The Annals of Mac North

Archive for October 5th, 2005

Today was my Japanese lesson. Today was also rain. That means I take the bus to the train station, and walk back after the lesson. A good 25 mins the rain - the all surrounding white noise. Good for thinking and musing.

My Japanese lesson has only 4 people in it since it began in September - a Romanian, a Thai, an Israeli, and myself. That number alone hinted to me that perhaps folks just don’t care to learn Japanese. Or maybe once they’re this far along, they stop going to class and just learn day to day as they converse with others. In addition, half of them are married and living in Japan. That was another flag telling what sort of peers I’ve come to be surrounded by.

I don’t want to live here long term, and seeing married folks in my class, learning the same things I’m learning, made me feel like I was headed down that path.

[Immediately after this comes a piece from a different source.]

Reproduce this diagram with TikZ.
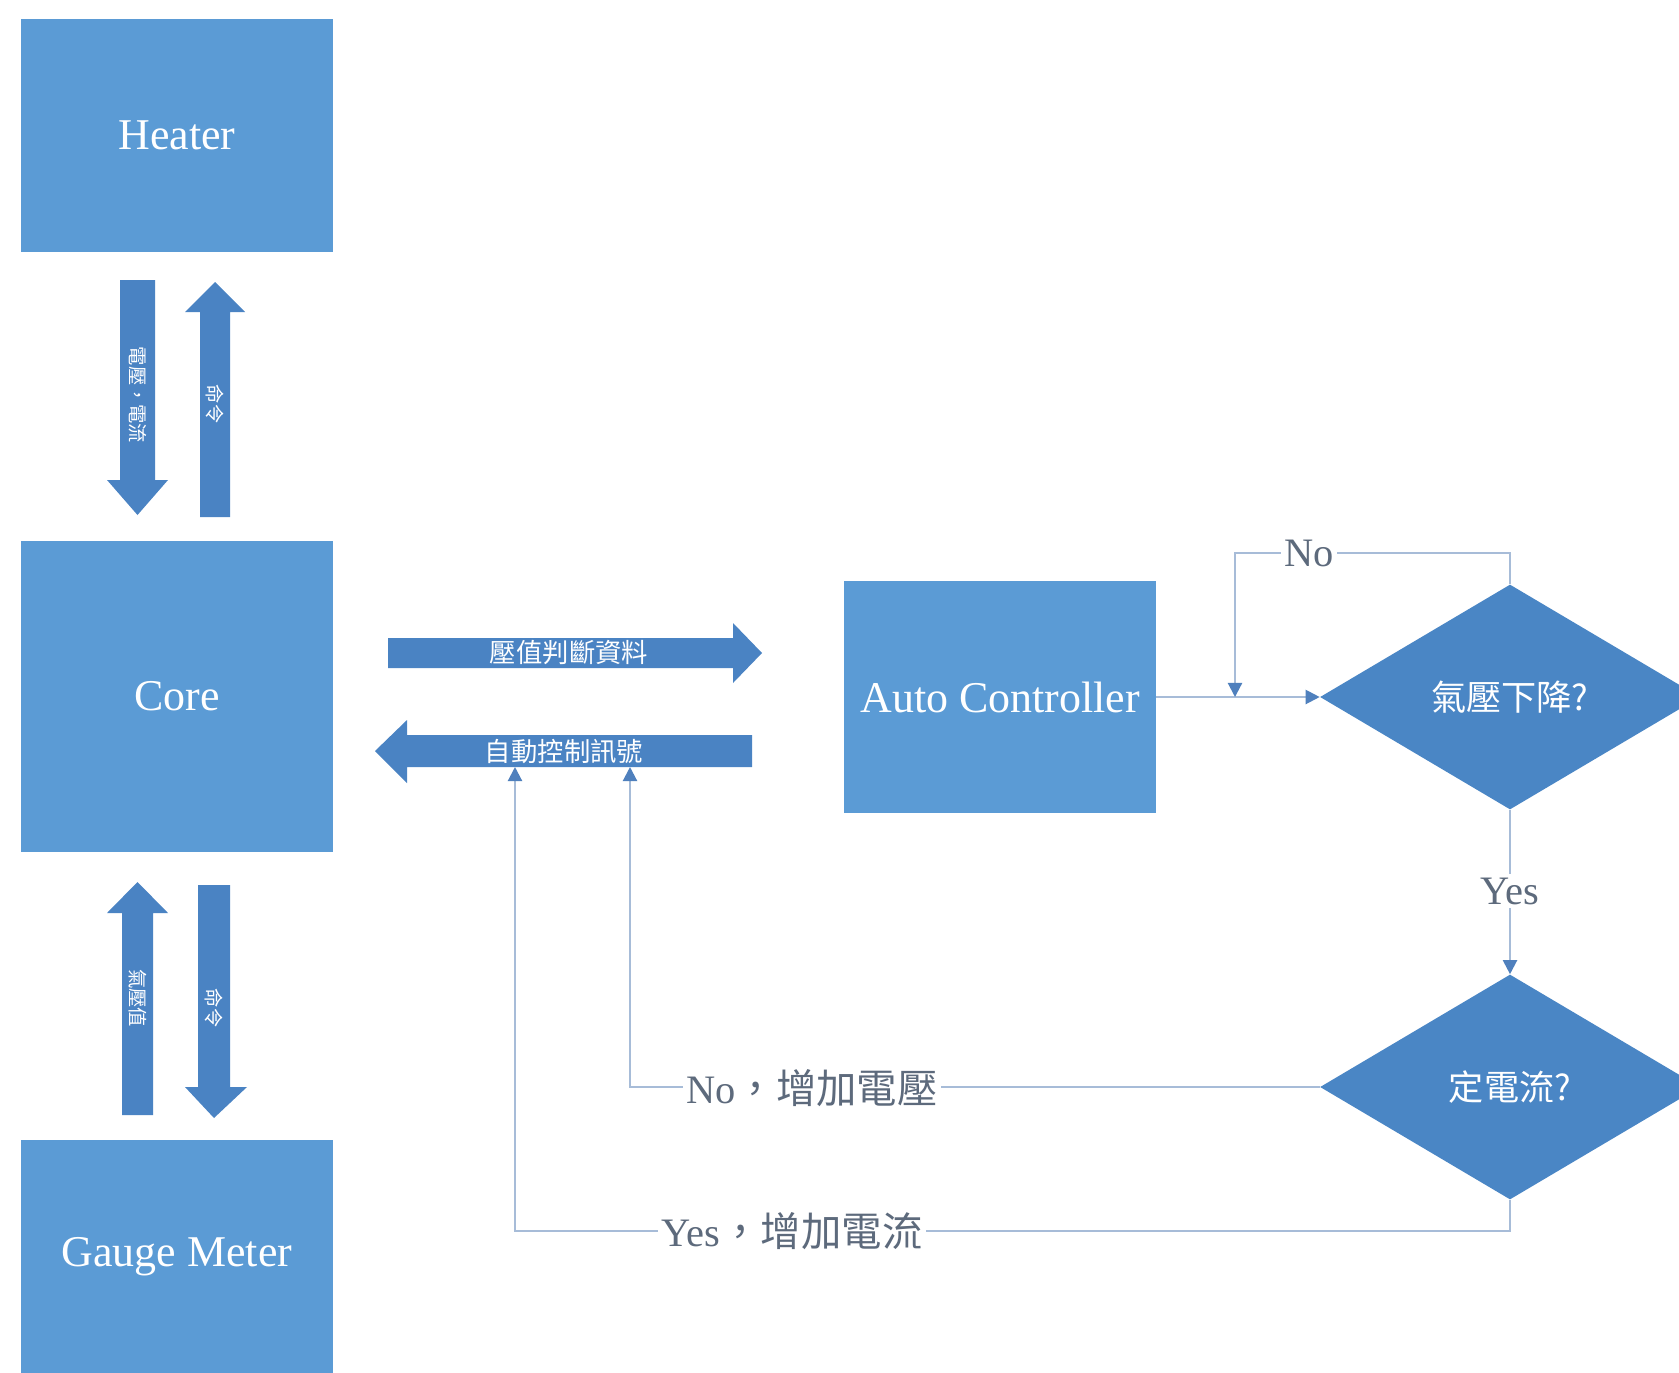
\documentclass[tikz,border=0pt]{standalone}
\usepackage{fontspec}
\setmainfont{Liberation Serif}
\newfontfamily\cjk{Noto Sans CJK TC}
\usetikzlibrary{shapes.geometric,arrows.meta}
\definecolor{boxblue}{HTML}{5B9BD5}
\definecolor{diablue}{HTML}{4A86C5}
\definecolor{arrblue}{HTML}{4A83C3}
\definecolor{linecol}{HTML}{A7BCD8}
\definecolor{tipcol}{HTML}{4F80BD}
\definecolor{labcol}{HTML}{5D6A7C}
\begin{document}
\begin{tikzpicture}[x=0.02cm,y=-0.02cm,
 box/.style={rectangle, fill=boxblue, draw=none, inner sep=0, text=white, font=\fontsize{25}{30}\selectfont},
 dia/.style={diamond, fill=diablue, draw=none, inner sep=0, minimum width=7.6cm, minimum height=4.5cm, text=white, font=\cjk\fontsize{20}{24}\selectfont},
 blockarrow/.style={fill=arrblue, draw=none},
 arrlab/.style={text=white, inner sep=0, font=\cjk\fontsize{15}{18}\selectfont},
 vlab/.style={text=white, inner sep=0, font=\cjk\fontsize{11}{13}\selectfont, rotate=-90},
 conn/.style={draw=linecol, line width=1.2pt},
 tip/.style={-{Triangle[length=8pt,width=8pt,color=tipcol]}},
 clab/.style={fill=white, text=labcol, inner sep=2pt, font=\fontsize{23}{28}\selectfont}]
\useasboundingbox (0,0) rectangle (1679,1372);
\fill[white] (0,0) rectangle (1679,1372);
\clip (0,0) rectangle (1679,1372);

% boxes
\node[box, minimum width=6.24cm, minimum height=4.66cm] (heater) at (177,135.5) {Heater};
\node[box, minimum width=6.24cm, minimum height=6.22cm] (core) at (177,696.5) {Core};
\node[box, minimum width=6.24cm, minimum height=4.66cm] (gauge) at (177,1256.5) {Gauge Meter};
\node[box, minimum width=6.24cm, minimum height=4.64cm] (ac) at (1000,697) {Auto Controller};

% diamonds
\node[dia] (d1) at (1510,697) {氣壓下降?};
\node[dia] (d2) at (1510,1087) {定電流?};

% block arrows (vertical)
\fill[blockarrow] (120,280) -- (155,280) -- (155,480) -- (168,480) -- (137.5,515) -- (107,480) -- (120,480) -- cycle;
\fill[blockarrow] (200,517) -- (230,517) -- (230,312) -- (245,312) -- (215,282) -- (185,312) -- (200,312) -- cycle;
\fill[blockarrow] (122,1115) -- (153,1115) -- (153,913) -- (168,913) -- (137.5,882) -- (107,913) -- (122,913) -- cycle;
\fill[blockarrow] (198,885) -- (230,885) -- (230,1087) -- (247,1087) -- (214,1118) -- (185,1087) -- (198,1087) -- cycle;
\node[vlab] (vl1) at (137.5,395) {電壓，電流};
\node[vlab] (vl2) at (215,404) {命令};
\node[vlab] (vl3) at (137.5,998) {氣壓值};
\node[vlab] (vl4) at (214,1008) {命令};

% block arrows (horizontal)
\fill[blockarrow] (388,638) -- (733,638) -- (733,623) -- (762,653) -- (733,683) -- (733,668) -- (388,668) -- cycle;
\fill[blockarrow] (752,735) -- (407,735) -- (407,720) -- (375,751) -- (407,783) -- (407,767) -- (752,767) -- cycle;
\node[arrlab] (hl1) at (569,653) {壓值判斷資料};
\node[arrlab] (hl2) at (564,751) {自動控制訊號};

% connectors
\coordinate (looptop) at (1235,553);
\coordinate (loopend) at (1235,697);
\coordinate (noend) at (630,767);
\coordinate (yesturn) at (515,1231);
\coordinate (yesend) at (515,767);

\draw[conn,tip] (ac.east) -- (d1.west);
\draw[conn,tip] (d1.north) |- (looptop) -- (loopend);
\draw[conn,tip] (d1.south) -- (d2.north);
\draw[conn,tip] (d2.west) -| (noend);
\draw[conn,tip] (d2.south) |- (yesturn) -- (yesend);

\node[clab] (lno) at (1309,553) {No};
\node[clab] (lyes) at (1510,891) {Yes};
\node[clab] (lno2) at (812,1088) {No{\cjk ，增加電壓}};
\node[clab] (lyes2) at (792,1231) {Yes{\cjk ，增加電流}};
\end{tikzpicture}
\end{document}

The historic culture is great, the food tasty. The trains are the cleanest public transport I have ever seen (tho, I suppose my experiences in NY, Melbourne, and Chicago slightly tipped the scales). You can get on a train that could be 15 years old, and it looks about 6 years old. I saw a woman picking up trash at the station, completely voluntarily. It just needed to be done, so she took it upon herself to do it. Praiseworthy.

And, having properly set up some reservations, I will henceforth commence. I can’t deal with the style of emoting. People are distant and cold. There’s an ever-present glass wall between everyone I meet and me. Even if I were fluent, it’d be the same. It goes beyond the language barrier. There’s a deliberate withdrawal from connecting in an openly emotive way.

Perhaps the biggest hurdle for me is the job. I’m not learning anything. Learning has been the most important thing for me for a long time. My job has been entirely vacant of learning, there’s no self-improvement going on. I learn about how the school system works, but learning a new set of rules isn’t what I want. That doesn’t engage my mind, and I feel non-human. A drone mechanically repeating the same unwavering circuit. So I’ve started making a film, started writing open source applications, started learning how to knit.

I need more free time; my mind has begun to atrophy from suboptimum use. I stay up later to accomplish things, as completing a task is a big part of feeling alive to me. But this is counter productive - sleeping less dulls my alertness which lowers the quality of my work. Last night I spent 45 minutes debugging the simplest error in xml documentation - it wasn’t even a bloody program, just some tags and rule misuse.

Where will I find time? When will I find time?